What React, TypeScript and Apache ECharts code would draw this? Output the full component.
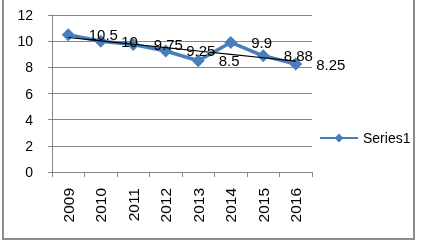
import React, { useEffect, useRef } from "react";
import * as echarts from "echarts";

const categories = ["2009", "2010", "2011", "2012", "2013", "2014", "2015", "2016"];
const series1 = [10.5, 10, 9.75, 9.25, 8.5, 9.9, 8.88, 8.25];
const seriesName = "Series1";

function linearTrend(values: number[]): number[] {
  const n = values.length;
  const xs = values.map((_, i) => i + 1);
  const mx = xs.reduce((a, b) => a + b, 0) / n;
  const my = values.reduce((a, b) => a + b, 0) / n;
  let sxy = 0;
  let sxx = 0;
  for (let i = 0; i < n; i++) {
    sxy += (xs[i] - mx) * (values[i] - my);
    sxx += (xs[i] - mx) * (xs[i] - mx);
  }
  const slope = sxy / sxx;
  return xs.map((x) => my + slope * (x - mx));
}

export default function App() {
  const ref = useRef<HTMLDivElement>(null);
  useEffect(() => {
    if (!ref.current) return;
    const chart = echarts.init(ref.current, undefined, { renderer: "svg" });
    const font = "'Liberation Sans', Arial, sans-serif";
    chart.setOption({
      animation: false,
      textStyle: { fontFamily: font },
      graphic: [
        { type: "rect", z: 100, silent: true, shape: { x: 3, y: -5, width: 411, height: 244 }, style: { fill: "none", stroke: "#8c8c8c", lineWidth: 2 } },
      ],
      grid: { left: 52, right: 110, top: 15, bottom: 68 },
      legend: {
        left: 314,
        top: 126,
        itemWidth: 38,
        itemHeight: 11,
        itemGap: 4,
        data: [{ name: seriesName }],
        textStyle: { fontSize: 14, color: "#000", fontFamily: font },
      },
      xAxis: {
        type: "category",
        data: categories,
        boundaryGap: true,
        axisLine: { show: true, lineStyle: { color: "#868686", width: 1 } },
        axisTick: { show: true, alignWithLabel: false, length: 5, lineStyle: { color: "#868686" } },
        axisLabel: { rotate: 90, fontSize: 15.5, color: "#000", margin: 16, fontFamily: font },
      },
      yAxis: {
        type: "value",
        min: 0,
        max: 12,
        interval: 2,
        axisLine: { show: true, lineStyle: { color: "#868686", width: 1 } },
        axisTick: { show: true, length: 4, inside: false, lineStyle: { color: "#868686" } },
        axisLabel: { fontSize: 14, color: "#000", margin: 19, fontFamily: font },
        splitLine: { show: true, lineStyle: { color: "#868686", width: 1 } },
      },
      series: [
        {
          name: seriesName,
          type: "line",
          data: series1,
          symbol: "diamond",
          symbolSize: 13,
          lineStyle: { color: "#4a7ebb", width: 3.5 },
          itemStyle: { color: "#4a7ebb" },
          label: {
            show: true,
            position: "right",
            distance: 14,
            fontSize: 15,
            color: "#000",
            fontFamily: font,
          },
          z: 2,
        },
        {
          name: "trend",
          type: "line",
          data: linearTrend(series1),
          symbol: "none",
          lineStyle: { color: "#000", width: 1.2 },
          z: 3,
          silent: true,
        },
      ],
    });
    return () => chart.dispose();
  }, []);
  return (
    <div style={{ position: "fixed", left: 0, top: 0, width: 422, height: 240 }}>
      <div ref={ref} style={{ width: 422, height: 240 }} />
    </div>
  );
}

-------

■ **Aim**
For this exercise, gather every line of the data that contains the word "React".

■ **Exercise response**
What React, TypeScript and Apache ECharts code would draw this? Output the full component.
import React, { useEffect, useRef } from "react";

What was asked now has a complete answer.